In Hitler’s Willing Executioners: Ordinary Germans and the Holocaust, first published in 1996, Daniel Jonah Goldhagen sets out to understand "the actions and mind-set of the tens of thousands of ordinary Germans who . . . became genocidal killers" (p. 4). He begins with a premise that seems obvious enough: to explain why and how the Holocaust occurred, one must explore "the question of what impelled the perpetrators of the Holocaust to kill" (5). He claims that, in the vast literature on the the Nazi regime and the Holocaust, comparatively little has been written on this central question, a neglect he intends to remedy.

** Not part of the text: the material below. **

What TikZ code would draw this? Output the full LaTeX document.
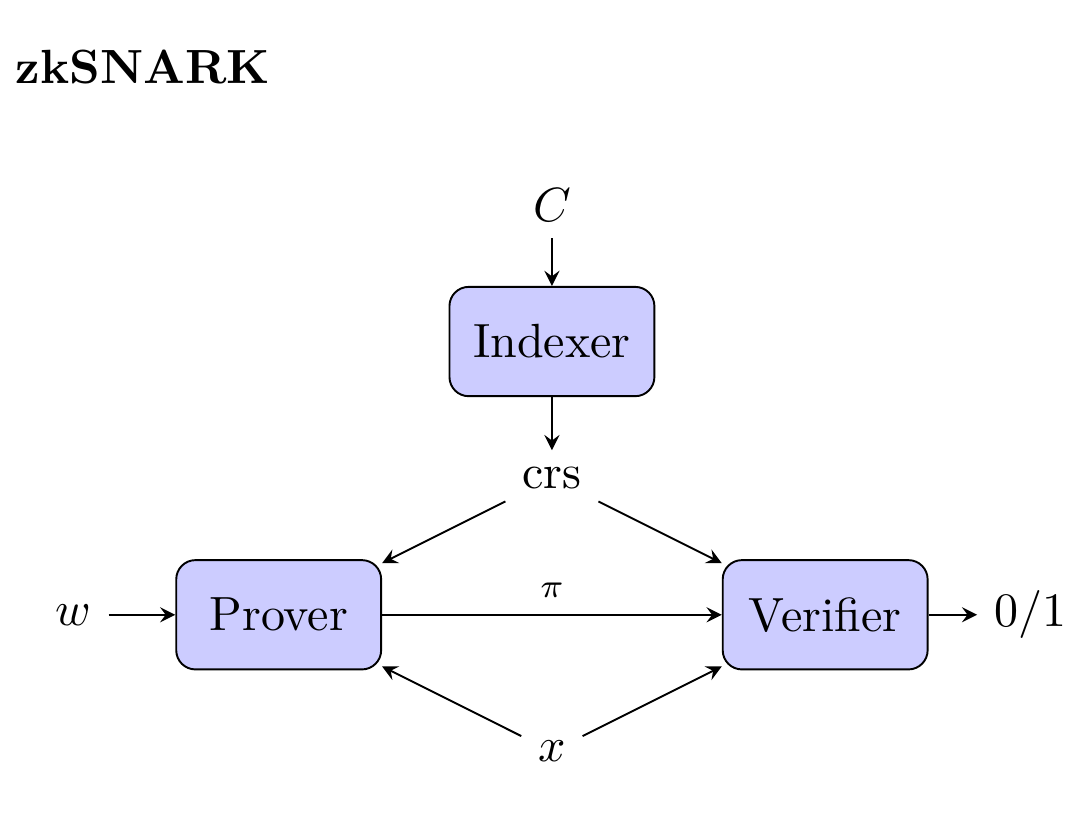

Goldhagen, a historian and political scientist at Harvard, emphasizes that it is too simple to say that the Holocaust was perpetrated by Hitler and other Nazi leaders. By definition, all leaders have followers; and without the tens of thousands who willingly followed, the Holocaust would never have occurred. So exactly who were those followers, and what made them tick? Specifically, what were the motivations that led them to not merely execute, but to demean and torture and slaughter, as many Jews as they could? The author reports that in the majority of the previous interpretations of the Holocaust, the motivations of the perpetrators of genocide have been explained along the following lines:
A. They were coerced by the threat of severe punishment or even death.
B. They were blindly following Adolf Hitler, their popular, charismatic leader. Another example of this type of obedience explanation says that people generally obey authority. They are even more likely to obey state authority, and this would be as true of Germans as anyone.
C. They were subjected to high levels of social pressure and expectation.
D. They were petty, callous bureaucrats who were out to make careers and to provide for themselves and their families.
E. Because the Holocaust was carried out by a series of acts that involved different people doing different things, the responsibility for such inhumanity was dispersed. According to this explanation, very few of the thousands of perpetrators, therefore, accepted that they were killing millions of Jews. Under these circumstances, they found it relatively easy to shift the blame.
Goldhagen says that these explanations or rationalizations are mostly, if not entirely, untrue. The fact is, millions of ordinary Germans knew exactly what the "Final Solution" to the "Jewish Problem" was. Perhaps as many as 100,000 or more of these people became willing, responsible perpetrators of the Holocaust.
Coupled with this thesis is Goldhagen’s assertion that most of the previous interpreters of the Holocaust have not rightly understood the depth and the character of the antisemitism that motivated its perpetrators. Too often, he says, people have imagined that most Germans living under the Nazi regime were basically like most everyone else. They weren’t. Using anecdotes and statistics from primary sources, Goldhagen paints a portrait of Holocaust perpetrators who had very little of what might be called special exposure to Nazi propaganda. Nor were they a group of young, impressionable, hand-selected, highly-trained soldiers. Only small percentages of them were “SS men” or members of the Nazi party. Instead, the perpetrators were typical Germans, animated by what the author calls an "eliminationist antisemitism," a particular type that led the perpetrators of the Holocaust "to conclude that Jews ought to die" (14, original emphasis).
As Goldhagen attempts to demonstrate, this most-radical and hateful sort of antisemitism pervaded German society in the nineteenth and early twentieth centuries. And that, he says, is how and why the Holocaust occurred.